Financial Quotient

What is duration?

WHAT DOES IT MEAN?

Duration, usually expressed as a number of years, measures how long an investor has to wait before the purchase of a bond is repaid through its regular coupon payments and the final face-value payment returned at maturity.

Calculating duration takes into account the bond's present value, yield, coupon and time to maturity.

Duration also serves as a gauge for the price sensitivity of a bond or a bond portfolio to a change in interest rates.

If interest rates change by 1 per cent, a bond's price would change by about 1 per cent in the opposite direction for each year of duration. For instance, for a bond with a five-year duration, a 1 per cent increase in interest rates would see a decrease in value by 5 per cent, and vice versa.

WHY IS IT IMPORTANT?

Duration is an important tool for bond investors when managing risk.

Investors need to be aware of two main risks that can affect a bond's investment value: credit risk (default) and interest rate risk (rate fluctuations).

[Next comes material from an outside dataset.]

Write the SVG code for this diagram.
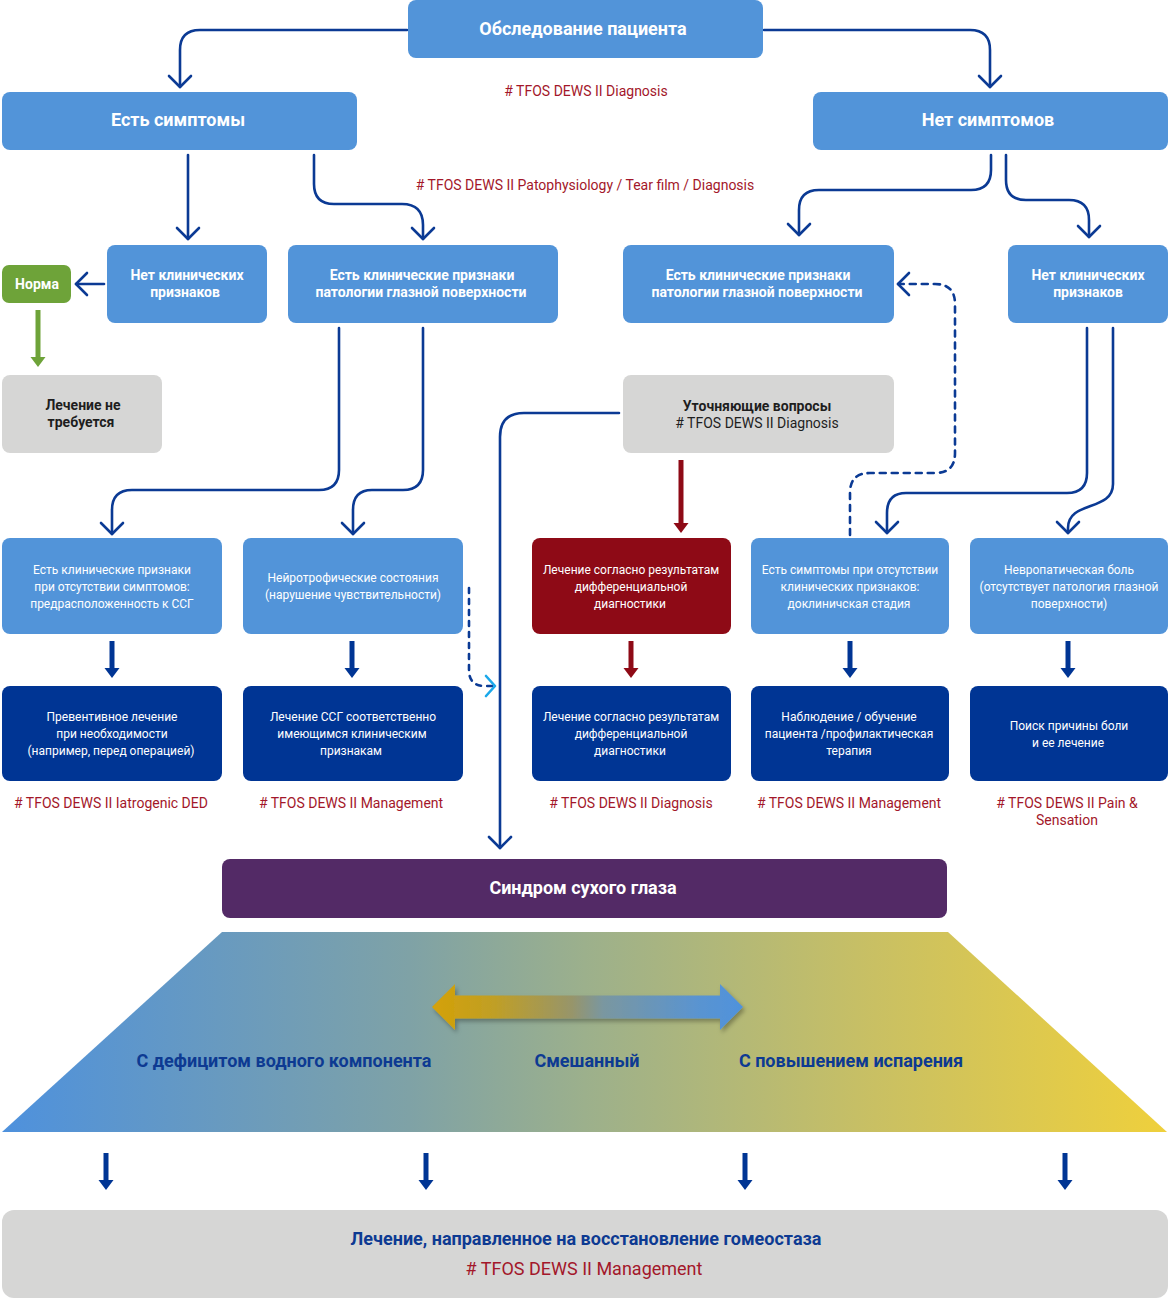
<svg xmlns="http://www.w3.org/2000/svg" width="1170" height="1300" viewBox="0 0 1170 1300">
<style>
text{font-family:Roboto,"Liberation Sans",sans-serif;text-anchor:middle}
.lb{fill:#5294d9}
.db{fill:#003594}
.gr{fill:#d6d6d5}
.t17{font-size:18px;font-weight:bold;fill:#fff}
.t13{font-size:14px;font-weight:bold;fill:#fff}
.t12{font-size:12px;fill:#fff}
.d13{font-size:14px;font-weight:bold;fill:#1e1e1e}
.ref{font-size:14px;fill:#a3172a}
.lab{font-size:18px;font-weight:bold;fill:#0d3a92}
.ln{fill:none;stroke:#0b3a94;stroke-width:2.6;stroke-linecap:round;stroke-linejoin:round}
.thk{fill:none;stroke:#003594;stroke-width:5}
</style>
<defs>
<marker id="chev" markerUnits="userSpaceOnUse" viewBox="-14 -14 28 28" markerWidth="28" markerHeight="28" refX="0" refY="0" orient="auto">
<path d="M-11,-11 L0,0 L-11,11" fill="none" stroke="#0b3a94" stroke-width="2.6" stroke-linecap="round" stroke-linejoin="round"/>
</marker>
<marker id="chevc" markerUnits="userSpaceOnUse" viewBox="-14 -14 28 28" markerWidth="28" markerHeight="28" refX="0" refY="0" orient="auto">
<path d="M-9,-10 L0,0 L-9,10" fill="none" stroke="#1aa8ea" stroke-width="2.6" stroke-linecap="round" stroke-linejoin="round"/>
</marker>
<marker id="thN" markerUnits="userSpaceOnUse" viewBox="0 -8 12 16" markerWidth="12" markerHeight="16" refX="0" refY="0" orient="auto">
<path d="M0,-7.5 L10,0 L0,7.5 z" fill="#003594"/>
</marker>
<marker id="thR" markerUnits="userSpaceOnUse" viewBox="0 -8 12 16" markerWidth="12" markerHeight="16" refX="0" refY="0" orient="auto">
<path d="M0,-7.5 L10,0 L0,7.5 z" fill="#8e0a16"/>
</marker>
<marker id="thG" markerUnits="userSpaceOnUse" viewBox="0 -8 12 16" markerWidth="12" markerHeight="16" refX="0" refY="0" orient="auto">
<path d="M0,-7.5 L10,0 L0,7.5 z" fill="#6ea339"/>
</marker>
<linearGradient id="trap" x1="0" y1="0" x2="1" y2="0">
<stop offset="0" stop-color="#4e91dd"/>
<stop offset="0.35" stop-color="#7fa2a6"/>
<stop offset="0.5" stop-color="#9cb08c"/>
<stop offset="0.75" stop-color="#c9c063"/>
<stop offset="1" stop-color="#efd03c"/>
</linearGradient>
<linearGradient id="dbl" x1="0" y1="0" x2="1" y2="0">
<stop offset="0" stop-color="#d4a106"/>
<stop offset="0.2" stop-color="#c09f26"/>
<stop offset="0.45" stop-color="#97956a"/>
<stop offset="0.55" stop-color="#7a97a0"/>
<stop offset="0.85" stop-color="#5a94d0"/>
<stop offset="1" stop-color="#4f92dc"/>
</linearGradient>
<filter id="sh" x="-10%" y="-40%" width="120%" height="180%">
<feDropShadow dx="2" dy="3" stdDeviation="2" flood-color="#000" flood-opacity="0.3"/>
</filter>
</defs>

<g id="connectors">
<path class="ln" d="M407,30 H200 Q180,30 180,50 V87" marker-end="url(#chev)"/>
<path class="ln" d="M764,30 H970 Q990,30 990,50 V87" marker-end="url(#chev)"/>
<path class="ln" d="M188,155 V239" marker-end="url(#chev)"/>
<path class="ln" d="M314,155 V184 Q314,204 334,204 H402 Q423,204 423,225 V239" marker-end="url(#chev)"/>
<path class="ln" d="M104,284 H76" marker-end="url(#chev)"/>
<path class="ln" d="M991,155 V170 Q991,190 971,190 H819 Q799,190 799,210 V235" marker-end="url(#chev)"/>
<path class="ln" d="M1006,155 V180 Q1006,200 1026,200 H1069 Q1089,200 1089,220 V237" marker-end="url(#chev)"/>
<path class="ln" d="M339,328 V470 Q339,490 319,490 H132 Q112,490 112,510 V534" marker-end="url(#chev)"/>
<path class="ln" d="M423,328 V470 Q423,490 403,490 H372 Q353,490 353,510 V534" marker-end="url(#chev)"/>
<path class="ln" d="M1087,328 V473 Q1087,493 1067,493 H906 Q887,493 887,513 V533" marker-end="url(#chev)"/>
<path class="ln" d="M1113,328 V484 C1113,512 1068,500 1068,528 V533" marker-end="url(#chev)"/>
<path class="ln" d="M619,413 H524 Q500,413 500,437 V848" marker-end="url(#chev)"/>
<path class="ln" d="M850,535 V493 Q850,473 870,473 H935 Q955,473 955,453 V304 Q955,284 935,284 H898" stroke-dasharray="6,6" marker-end="url(#chev)"/>
<path class="ln" d="M469,588 V670 Q469,686 485,686 H495" stroke="#1aa8ea" stroke-dasharray="5,6" marker-end="url(#chevc)"/>
<line x1="38" y1="310" x2="38" y2="357" stroke="#6ea339" stroke-width="5" marker-end="url(#thG)"/>
<line x1="681" y1="460" x2="681" y2="523" stroke="#8e0a16" stroke-width="5" marker-end="url(#thR)"/>
<line x1="631" y1="641" x2="631" y2="668" stroke="#8e0a16" stroke-width="5" marker-end="url(#thR)"/>
<line class="thk" x1="112" y1="641" x2="112" y2="668" marker-end="url(#thN)"/>
<line class="thk" x1="352" y1="641" x2="352" y2="668" marker-end="url(#thN)"/>
<line class="thk" x1="850" y1="641" x2="850" y2="668" marker-end="url(#thN)"/>
<line class="thk" x1="1068" y1="641" x2="1068" y2="668" marker-end="url(#thN)"/>
<line class="thk" x1="106" y1="1153" x2="106" y2="1180" marker-end="url(#thN)"/>
<line class="thk" x1="426" y1="1153" x2="426" y2="1180" marker-end="url(#thN)"/>
<line class="thk" x1="745" y1="1153" x2="745" y2="1180" marker-end="url(#thN)"/>
<line class="thk" x1="1065" y1="1153" x2="1065" y2="1180" marker-end="url(#thN)"/>
</g>

<g id="n-exam"><rect class="lb" x="408" y="0" width="355" height="58" rx="8"/><text class="t17" x="583" y="35">Обследование пациента</text></g>
<text class="ref" x="586" y="96">&#35; TFOS DEWS II Diagnosis</text>
<text class="ref" x="585" y="190">&#35; TFOS DEWS II Patophysiology / Tear film / Diagnosis</text>

<g id="n-sym"><rect class="lb" x="2" y="92" width="355" height="58" rx="8"/><text class="t17" x="178" y="126">Есть симптомы</text></g>
<g id="n-nosym"><rect class="lb" x="813" y="92" width="355" height="58" rx="8"/><text class="t17" x="988" y="126">Нет симптомов</text></g>

<g id="n-l-noclin"><rect class="lb" x="107" y="245" width="160" height="78" rx="8"/><text class="t13" x="187" y="280">Нет клинических</text><text class="t13" x="185" y="297">признаков</text></g>
<g id="n-l-clin"><rect class="lb" x="288" y="245" width="270" height="78" rx="8"/><text class="t13" x="422" y="280">Есть клинические признаки</text><text class="t13" x="421" y="297">патологии глазной поверхности</text></g>
<g id="n-r-clin"><rect class="lb" x="623" y="245" width="271" height="78" rx="8"/><text class="t13" x="758" y="280">Есть клинические признаки</text><text class="t13" x="757" y="297">патологии глазной поверхности</text></g>
<g id="n-r-noclin"><rect class="lb" x="1008" y="245" width="160" height="78" rx="8"/><text class="t13" x="1088" y="280">Нет клинических</text><text class="t13" x="1088" y="297">признаков</text></g>

<g id="n-norm"><rect x="2" y="265" width="69" height="38" rx="7" fill="#6ea339"/><text class="t13" x="37" y="289">Норма</text></g>
<g id="n-notreat"><rect class="gr" x="2" y="375" width="160" height="78" rx="8"/><text class="d13" x="83" y="410">Лечение не</text><text class="d13" x="81" y="427">требуется</text></g>
<g id="n-quest"><rect class="gr" x="623" y="375" width="271" height="78" rx="8"/><text class="d13" x="757" y="411">Уточняющие вопросы</text><text x="757" y="428" style="font-size:14px;fill:#1e1e1e"># TFOS DEWS II Diagnosis</text></g>

<g id="n-r3-1"><rect class="lb" x="2" y="538" width="220" height="96" rx="8"/><text class="t12" x="112" y="574">Есть клинические признаки</text><text class="t12" x="112" y="591">при отсутствии симптомов:</text><text class="t12" x="112" y="608">предрасположенность к ССГ</text></g>
<g id="n-r3-2"><rect class="lb" x="243" y="538" width="220" height="96" rx="8"/><text class="t12" x="353" y="582">Нейротрофические состояния</text><text class="t12" x="353" y="599">(нарушение чувствительности)</text></g>
<g id="n-r3-3"><rect x="532" y="538" width="199" height="96" rx="8" fill="#8e0a16"/><text class="t12" x="631" y="574">Лечение согласно результатам</text><text class="t12" x="631" y="591">дифференциальной</text><text class="t12" x="630" y="608">диагностики</text></g>
<g id="n-r3-4"><rect class="lb" x="751" y="538" width="198" height="96" rx="8"/><text class="t12" x="850" y="574">Есть симптомы при отсутствии</text><text class="t12" x="850" y="591">клинических признаков:</text><text class="t12" x="849" y="608">доклиничская стадия</text></g>
<g id="n-r3-5"><rect class="lb" x="970" y="538" width="198" height="96" rx="8"/><text class="t12" x="1069" y="574">Невропатическая боль</text><text class="t12" x="1069" y="591">(отсутствует патология глазной</text><text class="t12" x="1069" y="608">поверхности)</text></g>

<g id="n-r4-1"><rect class="db" x="2" y="686" width="220" height="95" rx="8"/><text class="t12" x="112" y="721">Превентивное лечение</text><text class="t12" x="112" y="738">при необходимости</text><text class="t12" x="111" y="755">(например, перед операцией)</text></g>
<g id="n-r4-2"><rect class="db" x="243" y="686" width="220" height="95" rx="8"/><text class="t12" x="353" y="721">Лечение ССГ соответственно</text><text class="t12" x="352" y="738">имеющимся клиническим</text><text class="t12" x="351" y="755">признакам</text></g>
<g id="n-r4-3"><rect class="db" x="532" y="686" width="199" height="95" rx="8"/><text class="t12" x="631" y="721">Лечение согласно результатам</text><text class="t12" x="631" y="738">дифференциальной</text><text class="t12" x="630" y="755">диагностики</text></g>
<g id="n-r4-4"><rect class="db" x="751" y="686" width="198" height="95" rx="8"/><text class="t12" x="849" y="721">Наблюдение / обучение</text><text class="t12" x="849" y="738">пациента /профилактическая</text><text class="t12" x="849" y="755">терапия</text></g>
<g id="n-r4-5"><rect class="db" x="970" y="686" width="198" height="95" rx="8"/><text class="t12" x="1069" y="730">Поиск причины боли</text><text class="t12" x="1068" y="747">и ее лечение</text></g>

<text class="ref" x="111" y="808">&#35; TFOS DEWS II Iatrogenic DED</text>
<text class="ref" x="351" y="808">&#35; TFOS DEWS II Management</text>
<text class="ref" x="631" y="808">&#35; TFOS DEWS II Diagnosis</text>
<text class="ref" x="849" y="808">&#35; TFOS DEWS II Management</text>
<text class="ref" x="1067" y="808">&#35; TFOS DEWS II Pain &amp;</text>
<text class="ref" x="1067" y="825">Sensation</text>

<g id="n-ded"><rect x="222" y="859" width="725" height="59" rx="8" fill="#532a66"/><text class="t17" x="583" y="894">Синдром сухого глаза</text></g>

<g id="n-types">
<path d="M222,932 H948 L1167,1132 H2 Z" fill="url(#trap)"/>
<path d="M432,1007 L455,984 V995.5 H720 V984 L743,1007 L720,1030 V1018.5 H455 V1030 Z" fill="url(#dbl)" filter="url(#sh)"/>
<text class="lab" x="284" y="1067">С дефицитом водного компонента</text>
<text class="lab" x="587" y="1067">Смешанный</text>
<text class="lab" x="851" y="1067">С повышением испарения</text>
</g>

<g id="n-treat"><rect class="gr" x="2" y="1210" width="1166" height="88" rx="12"/><text class="lab" x="586" y="1245">Лечение, направленное на восстановление гомеостаза</text><text x="584" y="1275" style="font-size:18px;fill:#a3172a"># TFOS DEWS II Management</text></g>
</svg>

The longer the duration, the more a bond's value increases or decreases because of interest rate changes, and the greater the interest rate risk or reward.

For example, if an investor expects interest rates to rise over a period of time, buying long-duration bonds would be less appealing as they would see a fall in bond price compared with shorter-duration bonds.

Calculating duration takes into account the bond's present value, yield, coupon and time to maturity.

IF YOU WANT TO USE THE TERM, JUST SAY:

To minimise interest rate risks when investing in a bond, one could seek to buy bonds with high coupon payments, a short term to maturity or a shorter duration, as that would make the bond or portfolio less sensitive to changes in interest rates.